SET EXERCISE: Your task is to write out only the lines running from the line with "Clone this chart" to the line with "0.303, 0.309, 0.315];", both ends kept, with no images.

[Source records]
** begin **
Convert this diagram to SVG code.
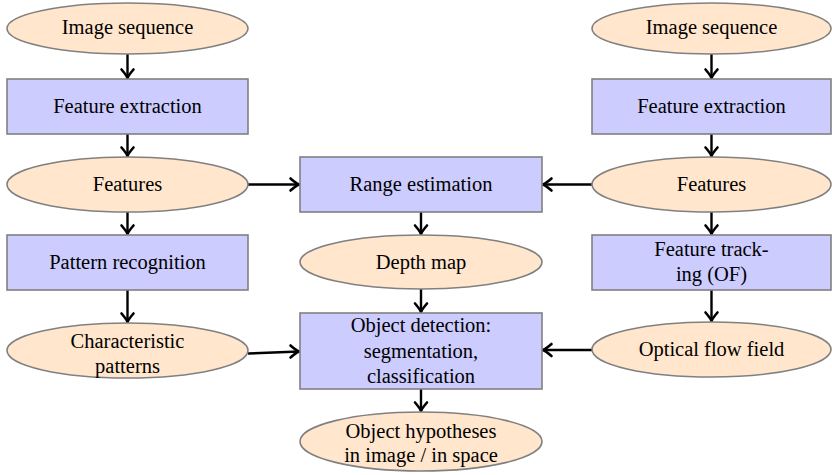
<svg xmlns="http://www.w3.org/2000/svg" width="832" height="475" viewBox="0 0 832 475">
  <style>
    .data ellipse { fill: #FFE6CC; stroke: #808080; stroke-width: 1.6; }
    .proc rect { fill: #CCCCFF; stroke: #808080; stroke-width: 1.6; }
    .edge { stroke: #000; stroke-width: 2.4; fill: none; }
    .tip { stroke: #000; stroke-width: 2.6; fill: none; stroke-linecap: round; stroke-linejoin: round; }
  </style>
  <defs>
    <!-- arrow tip pointing down, tip at origin -->
    <path id="tip-down" class="tip" d="M -6 -8.5 Q -1.2 -3 0 0 Q 1.2 -3 6 -8.5"/>
    <!-- arrow tip pointing right, tip at origin -->
    <path id="tip-right" class="tip" d="M -8.5 -6 Q -3 -1.2 0 0 Q -3 1.2 -8.5 6"/>
    <!-- arrow tip pointing left, tip at origin -->
    <path id="tip-left" class="tip" d="M 8.5 -6 Q 3 -1.2 0 0 Q 3 1.2 8.5 6"/>
  </defs>

  <rect width="832" height="475" fill="#fff"/>

  <!-- connectors -->
  <g id="edges">
    <line class="edge" x1="127.5" y1="54" x2="127.5" y2="78"/>
    <use href="#tip-down" x="127.5" y="78"/>
    <line class="edge" x1="127.5" y1="134" x2="127.5" y2="156"/>
    <use href="#tip-down" x="127.5" y="156"/>
    <line class="edge" x1="127.5" y1="212" x2="127.5" y2="234"/>
    <use href="#tip-down" x="127.5" y="234"/>
    <line class="edge" x1="127.5" y1="290" x2="127.5" y2="322"/>
    <use href="#tip-down" x="127.5" y="322"/>
    <line class="edge" x1="248" y1="184.5" x2="299" y2="184.5"/>
    <use href="#tip-right" x="299" y="184.5"/>
    <line class="edge" x1="248" y1="353.5" x2="299" y2="351.5"/>
    <use href="#tip-right" x="299" y="351.5"/>

    <line class="edge" x1="711.5" y1="54" x2="711.5" y2="78"/>
    <use href="#tip-down" x="711.5" y="78"/>
    <line class="edge" x1="711.5" y1="134" x2="711.5" y2="156"/>
    <use href="#tip-down" x="711.5" y="156"/>
    <line class="edge" x1="711.5" y1="212" x2="711.5" y2="234"/>
    <use href="#tip-down" x="711.5" y="234"/>
    <line class="edge" x1="711.5" y1="290" x2="711.5" y2="321"/>
    <use href="#tip-down" x="711.5" y="321"/>
    <line class="edge" x1="592" y1="184.5" x2="543" y2="184.5"/>
    <use href="#tip-left" x="543" y="184.5"/>
    <line class="edge" x1="592" y1="350" x2="543" y2="350"/>
    <use href="#tip-left" x="543" y="350"/>

    <line class="edge" x1="421" y1="212" x2="421" y2="234"/>
    <use href="#tip-down" x="421" y="234"/>
    <line class="edge" x1="421" y1="289" x2="421" y2="312"/>
    <use href="#tip-down" x="421" y="312"/>
    <line class="edge" x1="421" y1="389" x2="421" y2="411"/>
    <use href="#tip-down" x="421" y="411"/>
  </g>

  <!-- left chain -->
  <g id="img-seq-left" class="data">
    <ellipse cx="127.5" cy="28.5" rx="120.5" ry="25.5"/>
    <text x="127.5" y="34" font-family="Liberation Serif" font-size="20.5" text-anchor="middle">Image sequence</text>
  </g>
  <g id="feat-extract-left" class="proc">
    <rect x="7" y="79" width="241" height="55"/>
    <text x="127.5" y="113" font-family="Liberation Serif" font-size="20.5" text-anchor="middle">Feature extraction</text>
  </g>
  <g id="features-left" class="data">
    <ellipse cx="127.5" cy="184.5" rx="120.5" ry="27.5"/>
    <text x="127.5" y="191" font-family="Liberation Serif" font-size="20.5" text-anchor="middle">Features</text>
  </g>
  <g id="pattern-recog" class="proc">
    <rect x="7" y="235" width="241" height="55"/>
    <text x="127.5" y="269" font-family="Liberation Serif" font-size="20.5" text-anchor="middle">Pattern recognition</text>
  </g>
  <g id="char-patterns" class="data">
    <ellipse cx="127.5" cy="350.5" rx="120.5" ry="27.5"/>
    <text x="127.5" y="348" font-family="Liberation Serif" font-size="20.5" text-anchor="middle">Characteristic</text>
    <text x="127.5" y="373" font-family="Liberation Serif" font-size="20.5" text-anchor="middle">patterns</text>
  </g>

  <!-- middle chain -->
  <g id="range-est" class="proc">
    <rect x="300" y="157" width="242" height="55"/>
    <text x="421" y="191" font-family="Liberation Serif" font-size="20.5" text-anchor="middle">Range estimation</text>
  </g>
  <g id="depth-map" class="data">
    <ellipse cx="421" cy="262" rx="121" ry="27"/>
    <text x="421" y="268.5" font-family="Liberation Serif" font-size="20.5" text-anchor="middle">Depth map</text>
  </g>
  <g id="obj-detect" class="proc">
    <rect x="300" y="313" width="242" height="76"/>
    <text x="421" y="332" font-family="Liberation Serif" font-size="20.5" text-anchor="middle">Object detection:</text>
    <text x="421" y="357.5" font-family="Liberation Serif" font-size="20.5" text-anchor="middle">segmentation,</text>
    <text x="421" y="383" font-family="Liberation Serif" font-size="20.5" text-anchor="middle">classification</text>
  </g>
  <g id="obj-hyp" class="data">
    <ellipse cx="421" cy="441.5" rx="121" ry="29.5"/>
    <text x="421" y="438" font-family="Liberation Serif" font-size="20.5" text-anchor="middle">Object hypotheses</text>
    <text x="421" y="462" font-family="Liberation Serif" font-size="20.5" text-anchor="middle">in image / in space</text>
  </g>

  <!-- right chain -->
  <g id="img-seq-right" class="data">
    <ellipse cx="711.5" cy="28.5" rx="119.5" ry="25.5"/>
    <text x="711.5" y="34" font-family="Liberation Serif" font-size="20.5" text-anchor="middle">Image sequence</text>
  </g>
  <g id="feat-extract-right" class="proc">
    <rect x="592" y="79" width="239" height="55"/>
    <text x="711.5" y="113" font-family="Liberation Serif" font-size="20.5" text-anchor="middle">Feature extraction</text>
  </g>
  <g id="features-right" class="data">
    <ellipse cx="711.5" cy="184.5" rx="119.5" ry="27.5"/>
    <text x="711.5" y="191" font-family="Liberation Serif" font-size="20.5" text-anchor="middle">Features</text>
  </g>
  <g id="feat-track" class="proc">
    <rect x="592" y="235" width="239" height="55"/>
    <text x="711.5" y="256" font-family="Liberation Serif" font-size="20.5" text-anchor="middle">Feature track-</text>
    <text x="711.5" y="281" font-family="Liberation Serif" font-size="20.5" text-anchor="middle">ing (OF)</text>
  </g>
  <g id="optical-flow" class="data">
    <ellipse cx="711.5" cy="349.5" rx="119.5" ry="27.5"/>
    <text x="711.5" y="356" font-family="Liberation Serif" font-size="20.5" text-anchor="middle">Optical flow field</text>
  </g>
</svg>
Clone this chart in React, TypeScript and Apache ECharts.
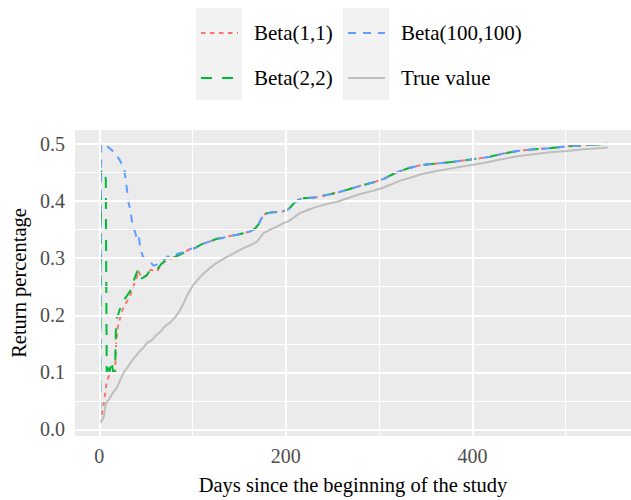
import React, { useEffect, useRef } from "react";
import * as echarts from "echarts";

// Axis ticks and grid positions
const X_TICKS = [0, 200, 400];
const X_MINOR = [100, 300, 500];
const Y_TICKS = [0, 0.1, 0.2, 0.3, 0.4, 0.5];
const Y_MINOR = [0.05, 0.15, 0.25, 0.35, 0.45];

const SERIES_NAMES = ["Beta(1,1)", "Beta(2,2)", "Beta(100,100)", "True value"];

// Shared late part where all three estimates overlap
const TAIL_DAYS = [103, 108, 112, 118, 126, 133, 140, 148, 155, 162, 167, 171, 174, 178, 184, 190, 197, 203, 208, 213, 218, 226, 233, 244, 255, 268, 280, 294, 305, 312, 320, 332, 344, 362, 380, 394, 408, 419, 432, 448, 466, 484, 501, 520, 545];
const TAIL_VALUES = [0.318, 0.323, 0.326, 0.329, 0.334, 0.336, 0.339, 0.341, 0.344, 0.347, 0.352, 0.36, 0.37, 0.378, 0.38, 0.381, 0.382, 0.386, 0.395, 0.402, 0.405, 0.406, 0.407, 0.411, 0.415, 0.421, 0.427, 0.433, 0.439, 0.445, 0.451, 0.458, 0.463, 0.466, 0.469, 0.472, 0.475, 0.478, 0.483, 0.488, 0.491, 0.493, 0.496, 0.498, 0.5005];

const BETA11_DAYS = [1, 2, 4, 5, 8, 11, 14, 17, 18, 20, 23, 26, 30, 33, 36, 39, 42, 45, 49, 52, 55, 58, 62, 66, 70, 74, 78, 82, 87, 92, 97];
const BETA11_VALUES = [0.01, 0.02, 0.035, 0.048, 0.082, 0.097, 0.1, 0.102, 0.15, 0.18, 0.2, 0.214, 0.225, 0.234, 0.249, 0.26, 0.278, 0.266, 0.268, 0.272, 0.28, 0.278, 0.277, 0.288, 0.294, 0.296, 0.3, 0.305, 0.308, 0.311, 0.316];

const BETA22_DAYS = [1, 2, 3, 5, 7, 8, 9, 11, 13, 15, 17, 18, 20, 23, 26, 30, 33, 36, 39, 41, 43, 47, 51, 54, 58, 62, 66, 70, 76, 82, 90, 97];
const BETA22_VALUES = [0.03, 0.456, 0.45, 0.445, 0.44, 0.1, 0.117, 0.1, 0.12, 0.1, 0.1, 0.19, 0.2, 0.215, 0.226, 0.235, 0.242, 0.256, 0.27, 0.278, 0.263, 0.266, 0.27, 0.278, 0.276, 0.28, 0.289, 0.295, 0.298, 0.303, 0.309, 0.315];

const BETA100_DAYS = [1, 2, 4, 8, 13, 17, 22, 27, 29, 31, 33, 36, 38, 40, 42, 44, 47, 51, 55, 58, 62, 66, 70, 73, 78, 82, 87, 92, 97];
const BETA100_VALUES = [0.012, 0.5, 0.5, 0.497, 0.49, 0.484, 0.472, 0.455, 0.43, 0.4, 0.387, 0.355, 0.348, 0.336, 0.341, 0.318, 0.302, 0.297, 0.293, 0.287, 0.289, 0.293, 0.298, 0.303, 0.302, 0.307, 0.309, 0.311, 0.316];

const TRUE_DAYS = [1, 3, 5, 7, 11, 15, 19, 22, 26, 30, 33, 38, 42, 47, 51, 56, 61, 66, 70, 76, 80, 83, 87, 90, 95, 101, 106, 111, 118, 126, 133, 140, 147, 155, 162, 169, 173, 176, 183, 190, 197, 203, 209, 215, 224, 233, 244, 255, 268, 280, 293, 305, 314, 322, 335, 347, 362, 376, 394, 412, 430, 448, 466, 483, 501, 519, 545];
const TRUE_VALUES = [0.013, 0.016, 0.022, 0.045, 0.054, 0.065, 0.073, 0.085, 0.099, 0.108, 0.1155, 0.126, 0.134, 0.143, 0.151, 0.156, 0.165, 0.172, 0.18, 0.187, 0.194, 0.2, 0.21, 0.22, 0.237, 0.254, 0.263, 0.272, 0.282, 0.292, 0.299, 0.305, 0.311, 0.318, 0.323, 0.329, 0.337, 0.344, 0.35, 0.355, 0.361, 0.365, 0.372, 0.379, 0.385, 0.39, 0.395, 0.399, 0.406, 0.4126, 0.418, 0.424, 0.43, 0.4355, 0.442, 0.448, 0.453, 0.457, 0.462, 0.467, 0.473, 0.4786, 0.482, 0.4855, 0.488, 0.491, 0.494];

const pairs = (d: number[], v: number[]) => d.map((x, i) => [x, v[i]]);
const withTail = (d: number[], v: number[]) => pairs(d.concat(TAIL_DAYS), v.concat(TAIL_VALUES));

const FONT = "Liberation Serif";

function makeLegend(left: number, names: string[]) {
  return {
    orient: "vertical",
    left,
    top: 22.5,
    padding: 0,
    itemWidth: 37,
    itemHeight: 21,
    itemGap: 24,
    selectedMode: false,
    data: names.map((n) => ({ name: n, textStyle: { fontFamily: FONT } })),
    itemStyle: { color: "rgba(0,0,0,0)", borderWidth: 0 },
    formatter: (name: string) => "{t|" + name + "}",
    textStyle: {
      fontFamily: FONT,
      fontSize: 21,
      color: "#000",
      rich: { t: { fontFamily: FONT, fontSize: 21, color: "#000", lineHeight: 21, padding: [0, 0, 0, 11] } },
    },
  };
}

export default function App() {
  const ref = useRef<HTMLDivElement>(null);
  useEffect(() => {
    const chart = echarts.init(ref.current!, null, { renderer: "svg" });
    const major = { color: "#ffffff", width: 2.1, type: "solid" };
    const minor = { color: "#ffffff", width: 1.1, type: "solid" };
    chart.setOption({
      animation: false,
      backgroundColor: "#ffffff",
      textStyle: { fontFamily: FONT },
      graphic: [
        { type: "rect", z: 0, shape: { x: 196, y: 8, width: 46, height: 92 }, style: { fill: "#F2F2F2" } },
        { type: "rect", z: 0, shape: { x: 343, y: 8, width: 46, height: 92 }, style: { fill: "#F2F2F2" } },
      ],
      legend: [makeLegend(200, [SERIES_NAMES[0], SERIES_NAMES[1]]), makeLegend(347, [SERIES_NAMES[2], SERIES_NAMES[3]])],
      grid: {
        left: 75,
        top: 130,
        width: 556,
        height: 311,
        show: true,
        backgroundColor: "#EBEBEB",
        borderWidth: 0,
      },
      xAxis: {
        type: "value",
        min: -26,
        max: 570,
        name: "Days since the beginning of the study",
        nameLocation: "middle",
        nameGap: 38,
        nameTextStyle: { fontFamily: FONT, fontSize: 20.5, color: "#000" },
        axisLine: { show: false },
        splitLine: { show: false },
        axisTick: { show: true, length: 5, lineStyle: { color: "#333333", width: 2 }, customValues: X_TICKS },
        axisLabel: { customValues: X_TICKS, margin: 10, fontFamily: FONT, fontSize: 20, color: "#4D4D4D" },
      },
      yAxis: {
        type: "value",
        min: -0.0116,
        max: 0.5247,
        name: "Return percentage",
        nameLocation: "middle",
        nameGap: 40,
        nameTextStyle: { fontFamily: FONT, fontSize: 20.5, color: "#000" },
        axisLine: { show: false },
        splitLine: { show: false },
        axisTick: { show: true, length: 5, lineStyle: { color: "#333333", width: 2 }, customValues: Y_TICKS },
        axisLabel: {
          customValues: Y_TICKS,
          margin: 10,
          fontFamily: FONT,
          fontSize: 20,
          color: "#4D4D4D",
          formatter: (v: number) => v.toFixed(1),
        },
      },
      series: [
        {
          type: "line",
          name: "gridlines",
          data: [],
          z: 1,
          silent: true,
          markLine: {
            silent: true,
            symbol: ["none", "none"],
            label: { show: false },
            emphasis: { disabled: true },
            data: [
              ...X_MINOR.map((v) => ({ xAxis: v, lineStyle: minor })),
              ...Y_MINOR.map((v) => ({ yAxis: v, lineStyle: minor })),
              ...X_TICKS.map((v) => ({ xAxis: v, lineStyle: major })),
              ...Y_TICKS.map((v) => ({ yAxis: v, lineStyle: major })),
            ],
          },
        },
        {
          type: "line",
          name: SERIES_NAMES[0],
          data: withTail(BETA11_DAYS, BETA11_VALUES),
          symbol: "none",
          showSymbol: false,
          z: 2,
          lineStyle: { color: "#F8766D", width: 2, type: [4.5, 4.5] },
          itemStyle: { color: "#F8766D" },
        },
        {
          type: "line",
          name: SERIES_NAMES[1],
          data: withTail(BETA22_DAYS, BETA22_VALUES),
          symbol: "none",
          showSymbol: false,
          z: 3,
          lineStyle: { color: "#00BA38", width: 2, type: [11, 10] },
          itemStyle: { color: "#00BA38" },
        },
        {
          type: "line",
          name: SERIES_NAMES[2],
          data: withTail(BETA100_DAYS, BETA100_VALUES),
          symbol: "none",
          showSymbol: false,
          z: 4,
          lineStyle: { color: "#619CFF", width: 2, type: [8, 7] },
          itemStyle: { color: "#619CFF" },
        },
        {
          type: "line",
          name: SERIES_NAMES[3],
          data: pairs(TRUE_DAYS, TRUE_VALUES),
          symbol: "none",
          showSymbol: false,
          z: 5,
          lineStyle: { color: "#BEBEBE", width: 2, type: "solid" },
          itemStyle: { color: "#BEBEBE" },
        },
      ],
    });
    return () => chart.dispose();
  }, []);
  return (
    <div
      ref={ref}
      style={{ position: "fixed", left: 0, top: 0, width: 631, height: 500, background: "#fff" }}
    />
  );
}
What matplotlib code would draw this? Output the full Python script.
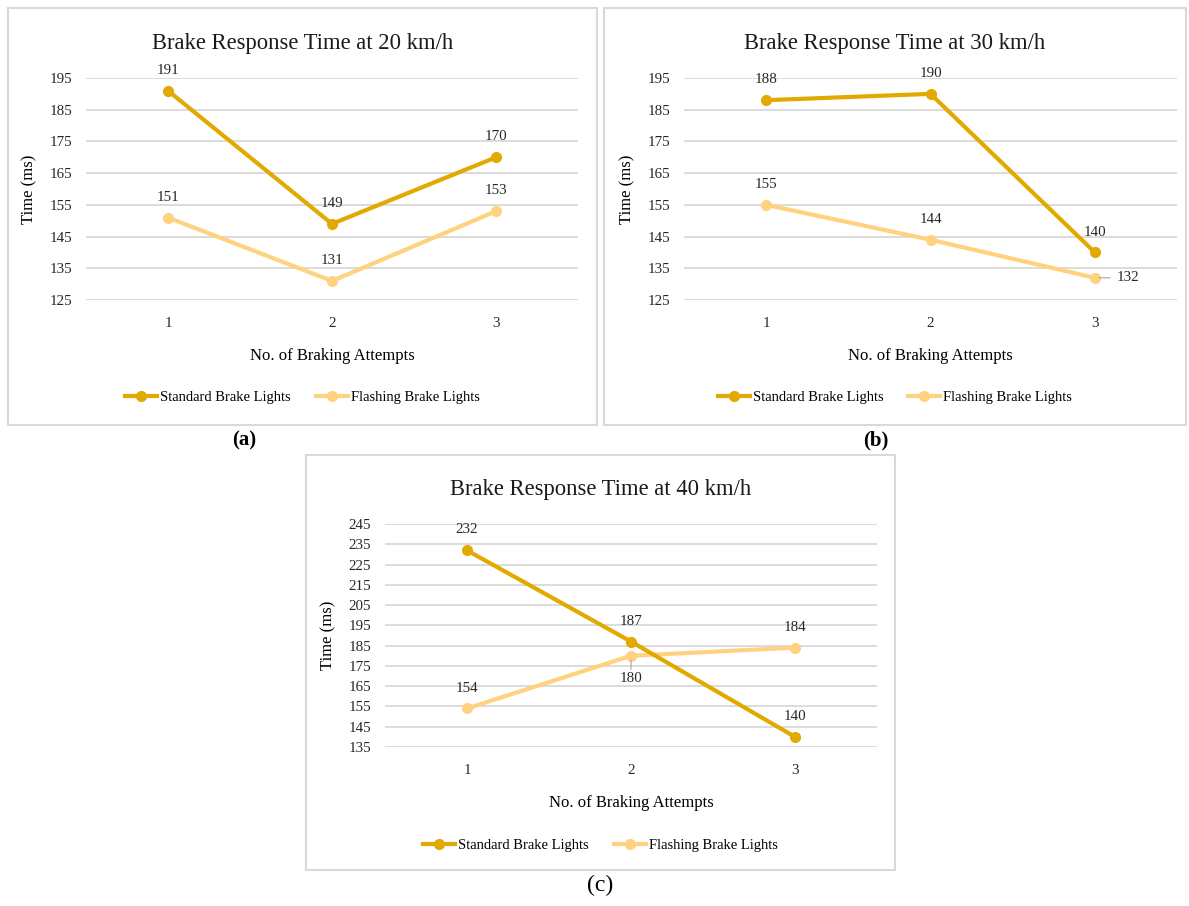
** end **
SOLUTION FOR THIS EXERCISE:
Clone this chart in React, TypeScript and Apache ECharts.
import React, { useEffect, useRef } from "react";
import * as echarts from "echarts";

// Axis ticks and grid positions
const X_TICKS = [0, 200, 400];
const X_MINOR = [100, 300, 500];
const Y_TICKS = [0, 0.1, 0.2, 0.3, 0.4, 0.5];
const Y_MINOR = [0.05, 0.15, 0.25, 0.35, 0.45];

const SERIES_NAMES = ["Beta(1,1)", "Beta(2,2)", "Beta(100,100)", "True value"];

// Shared late part where all three estimates overlap
const TAIL_DAYS = [103, 108, 112, 118, 126, 133, 140, 148, 155, 162, 167, 171, 174, 178, 184, 190, 197, 203, 208, 213, 218, 226, 233, 244, 255, 268, 280, 294, 305, 312, 320, 332, 344, 362, 380, 394, 408, 419, 432, 448, 466, 484, 501, 520, 545];
const TAIL_VALUES = [0.318, 0.323, 0.326, 0.329, 0.334, 0.336, 0.339, 0.341, 0.344, 0.347, 0.352, 0.36, 0.37, 0.378, 0.38, 0.381, 0.382, 0.386, 0.395, 0.402, 0.405, 0.406, 0.407, 0.411, 0.415, 0.421, 0.427, 0.433, 0.439, 0.445, 0.451, 0.458, 0.463, 0.466, 0.469, 0.472, 0.475, 0.478, 0.483, 0.488, 0.491, 0.493, 0.496, 0.498, 0.5005];

const BETA11_DAYS = [1, 2, 4, 5, 8, 11, 14, 17, 18, 20, 23, 26, 30, 33, 36, 39, 42, 45, 49, 52, 55, 58, 62, 66, 70, 74, 78, 82, 87, 92, 97];
const BETA11_VALUES = [0.01, 0.02, 0.035, 0.048, 0.082, 0.097, 0.1, 0.102, 0.15, 0.18, 0.2, 0.214, 0.225, 0.234, 0.249, 0.26, 0.278, 0.266, 0.268, 0.272, 0.28, 0.278, 0.277, 0.288, 0.294, 0.296, 0.3, 0.305, 0.308, 0.311, 0.316];

const BETA22_DAYS = [1, 2, 3, 5, 7, 8, 9, 11, 13, 15, 17, 18, 20, 23, 26, 30, 33, 36, 39, 41, 43, 47, 51, 54, 58, 62, 66, 70, 76, 82, 90, 97];
const BETA22_VALUES = [0.03, 0.456, 0.45, 0.445, 0.44, 0.1, 0.117, 0.1, 0.12, 0.1, 0.1, 0.19, 0.2, 0.215, 0.226, 0.235, 0.242, 0.256, 0.27, 0.278, 0.263, 0.266, 0.27, 0.278, 0.276, 0.28, 0.289, 0.295, 0.298, 0.303, 0.309, 0.315];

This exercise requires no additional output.